THE PROBLEM >> Take the lines from the beginning of the material through the line containing "import plotly.graph_objects as go" and retype them exactly, leaving the pictures out.

COLLECTED MATERIAL >>

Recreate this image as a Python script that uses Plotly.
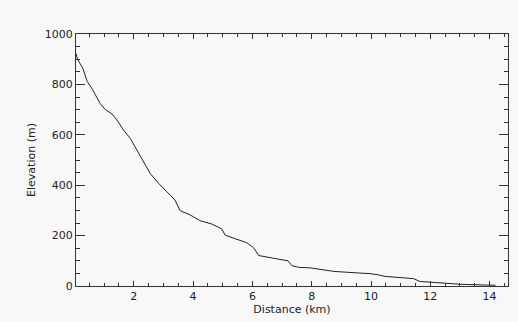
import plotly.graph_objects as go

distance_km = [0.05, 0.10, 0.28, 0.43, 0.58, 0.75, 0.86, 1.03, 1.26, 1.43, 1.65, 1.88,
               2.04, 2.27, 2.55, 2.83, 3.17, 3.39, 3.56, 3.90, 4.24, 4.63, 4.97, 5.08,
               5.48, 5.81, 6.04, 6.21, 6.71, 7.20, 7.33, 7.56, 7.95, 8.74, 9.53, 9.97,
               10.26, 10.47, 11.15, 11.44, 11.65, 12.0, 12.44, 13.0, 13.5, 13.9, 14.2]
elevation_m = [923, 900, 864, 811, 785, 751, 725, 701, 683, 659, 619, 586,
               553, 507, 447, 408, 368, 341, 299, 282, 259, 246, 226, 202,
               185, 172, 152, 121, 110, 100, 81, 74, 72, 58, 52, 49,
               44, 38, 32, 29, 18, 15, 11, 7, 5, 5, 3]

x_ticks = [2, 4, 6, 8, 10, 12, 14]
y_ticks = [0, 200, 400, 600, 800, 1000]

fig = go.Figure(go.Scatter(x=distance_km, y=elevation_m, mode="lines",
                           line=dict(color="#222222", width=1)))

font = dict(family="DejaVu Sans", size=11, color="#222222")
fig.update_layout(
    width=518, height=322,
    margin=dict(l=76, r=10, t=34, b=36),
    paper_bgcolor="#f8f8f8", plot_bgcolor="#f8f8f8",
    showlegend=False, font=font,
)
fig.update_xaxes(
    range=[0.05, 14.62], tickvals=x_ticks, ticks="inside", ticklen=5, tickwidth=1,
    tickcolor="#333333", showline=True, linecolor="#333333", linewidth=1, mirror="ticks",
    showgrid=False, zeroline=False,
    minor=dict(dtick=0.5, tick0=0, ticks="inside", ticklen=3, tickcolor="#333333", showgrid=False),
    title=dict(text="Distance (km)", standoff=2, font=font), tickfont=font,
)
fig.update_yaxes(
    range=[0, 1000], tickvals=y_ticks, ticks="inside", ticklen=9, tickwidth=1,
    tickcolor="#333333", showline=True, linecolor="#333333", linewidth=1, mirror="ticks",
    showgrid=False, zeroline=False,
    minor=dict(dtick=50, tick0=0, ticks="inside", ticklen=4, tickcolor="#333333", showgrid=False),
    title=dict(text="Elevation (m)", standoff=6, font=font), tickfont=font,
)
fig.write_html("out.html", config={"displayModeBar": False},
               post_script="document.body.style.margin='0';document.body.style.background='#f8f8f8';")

WRITTEN REPLY >>
Recreate this image as a Python script that uses Plotly.
import plotly.graph_objects as go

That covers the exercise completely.